In Mozambique, ART decentralization was slowed down due to a shortage of health care workers and inadequate infrastructure. Moreover, distances remained a major barrier to ART. We learnt that facility-based ART would not suffice to achieve and sustain high levels of ART coverage. High attrition (defined as patients being either death or loss-to-follow-up) rates showed that successful ART provision entailed more than enrolling patients on ART.
How to bring ART delivery closer to the patient’s home? In 2008, in the rural communities of Tete province, we proposed patients stable on ART to join peer groups, and engage in community ART delivery. These peer groups were named Community ART Groups (CAG). Early and long term retention on ART in CAG was high.
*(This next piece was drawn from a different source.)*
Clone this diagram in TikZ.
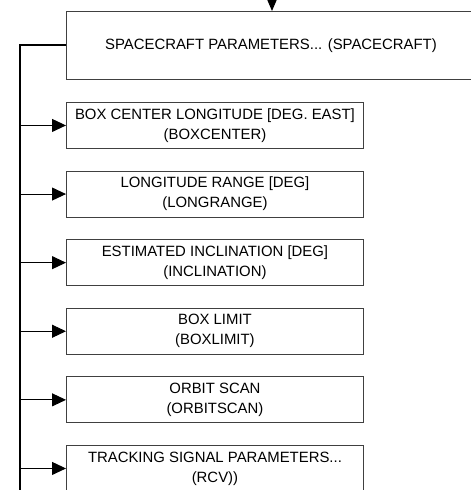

CAG members reported a reduction of direct and indirect treatment costs, and felt relieved by the secured supply of ART. Experiences with CAG in other provinces of Mozambique, and in Lesotho, showed that the CAG model could be transferred to other settings. However, patient participation in ART delivery doesn’t lead to a better utilization of all available health services. Although CAG members were perceived as co-providers of the ART program, surprisingly less than half of the family aggregate was tested for HIV. Moreover, mother and child health services were not well used by the CAG members and their family aggregate. On the other hand, when viral load monitoring was implemented in Maputo, the uptake of viral load monitoring was higher in CAG than in individual care.
Community engagement is increasingly recognised as an enabler of uptake, linkage, retention, and adherence. In high prevalence contexts a comprehensive package of preventive, diagnostic, and therapeutic interventions will need to be embedded in daily life. When barriers are removed and communities are motivated to use available services, HIV control may become feasible, even in resource constrained contexts.